In case you haven't seen it, this movie is about an awkward preteen who is thrown nearly 20 years into the future after her wish to skip adolescence and be "thirty, flirty, and thriving" magically comes true. Yet while we admit to having a soft spot for this movie, we couldn't help but be bothered by a few hard-to-miss issues....
So for Jenna's 13th birthday Matt builds her a pretty amazing customized dream dollhouse...with HIS OWN HANDS. But come on people--we're talking about a 13-year-old boy here!! The only things the 13-year-old boys that I know are good at is popping their pimples and getting questionably frequent boners. Am I crazy? How was Matty's dollhouse that good?
Sure, he's like, cheek-squeezing adorable as all hell, but there's simply no way that pear-shaped floppy haired kid with a wide-eyed girlish smile grew up to be Glamour magazine's two-time consecutive Sexiest Man Alive. If that's how all goobers turned out, I'd have tied down my 7th grade boyfriend years ago.
When Jenna first wakes up in her Jennifer Garner body, she literally doesn't know anything. She thinks her longterm boyfriend is a creepy rando, and doesn't even know she's inside her OWN apartment. Then, she thinks her best friend Lucy is a stranger and doesn't know what her job is. WHAT?? And then the best justification that Lucy can come up with is just that Jenna's just hungover?! Okay... time out--when's the last time you woke up in the morning regretting those last four tequila shots to find that your pounding state of dehydration caused you to forget everything about the last 20 years of your life? After a while, blaming her problems on alcohol is going to look like a problem in itself.Matt at least reacts more appropriately when he freaks out a little at Jenna's alleged craziness. But then they go through their high school yearbook and Matt just stands there while Jenna asks about what she has been doing the past 20 years. Was no one gonna rush Jenna to the doctor for a good ol' CAT scan to figure out what the hell was up?? Or call her parents at least! Does anyone have common sense anymore??

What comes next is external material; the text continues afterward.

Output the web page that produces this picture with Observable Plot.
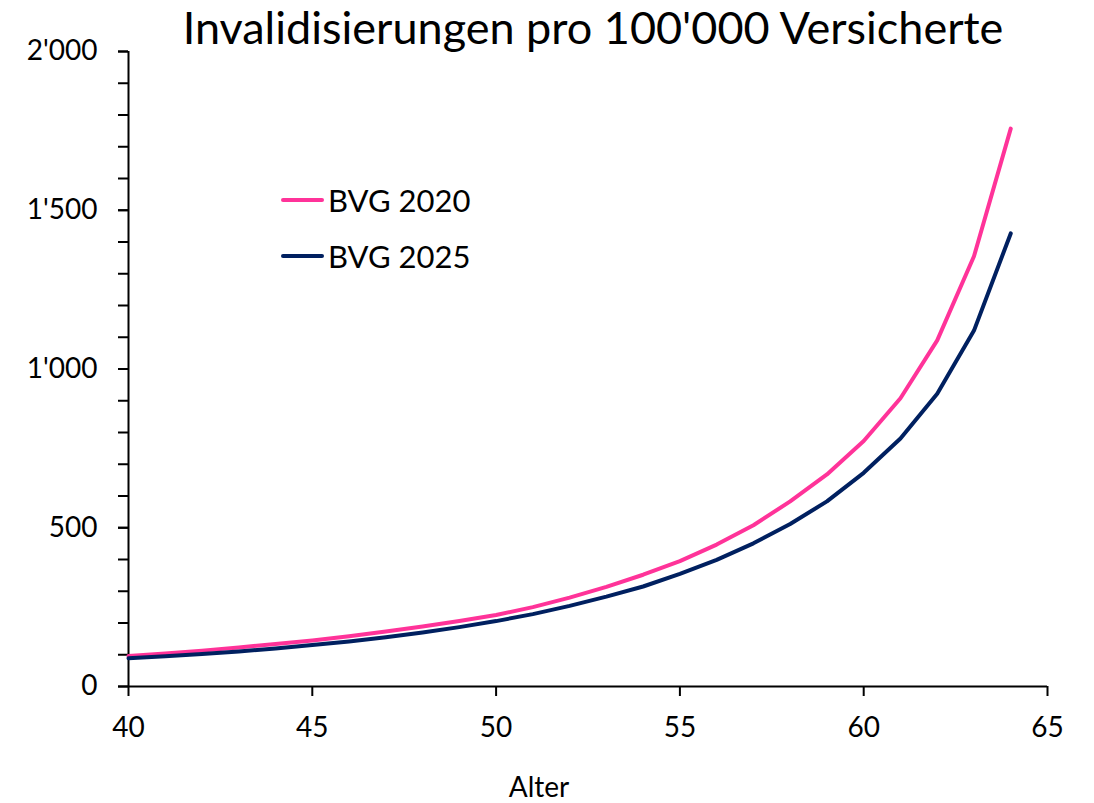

Jenna invites her neighbor Becky and her friends over for a sleepover...read that again...A 30-YEAR-OLD WOMAN. INVITED 13-YEAR-OLD CHILDREN OVER. FOR. A. SLEEPOVER. I know what you're all thinking... But even that aside, mentally yes, Jenna is still their age. But why were Becky's parents all hunky-dory with this idea? Sure, Jenna is sweet and charming and probably still writes in a Lisa Frank notebook, but she's a grown woman spewing all the details of her love life to girls who know nothing about it. Don't get me started on the 13-year-old Justin Bieber type-boy she hit on at that restaurant either.
When Jenna wished to be "thirty, flirty and thriving," she really just gets to inhabit her 30-year-old life with her 13-year-old brain. But then where the hell does her 30-year old consciousness go? Surely it existed up until the moment her teenage mind took over. Were the writers going for a Being John Malkovich situation, where her consciousness is present but just not in control of her body? Were both minds simultaneously existing with like her 30-year-old mind kinda on autopilot?
Jenna definitely has some mature moments, but considering that she's repulsed by the sight of her boyfriend's "thingy" and drinks alcohol as if it were still the forbidden mystery juice that Mom and Dad hide in the locked cupboard, it seems like her 30-year-old consciousness was pretty much eliminated. And if that was the case, what would have happened if Jenna had just stayed 30 without traveling back in time? Would her 30-year-old mind just be relaxing somewhere on the coast in early retirement?? And okay, I know this chick flick wasn't aiming to stir up scientific debate a la the post-Interstellar craze, but if the writers are going to take a crack at time travel, shouldn't there be some explanation?? I NEED ANSWERS!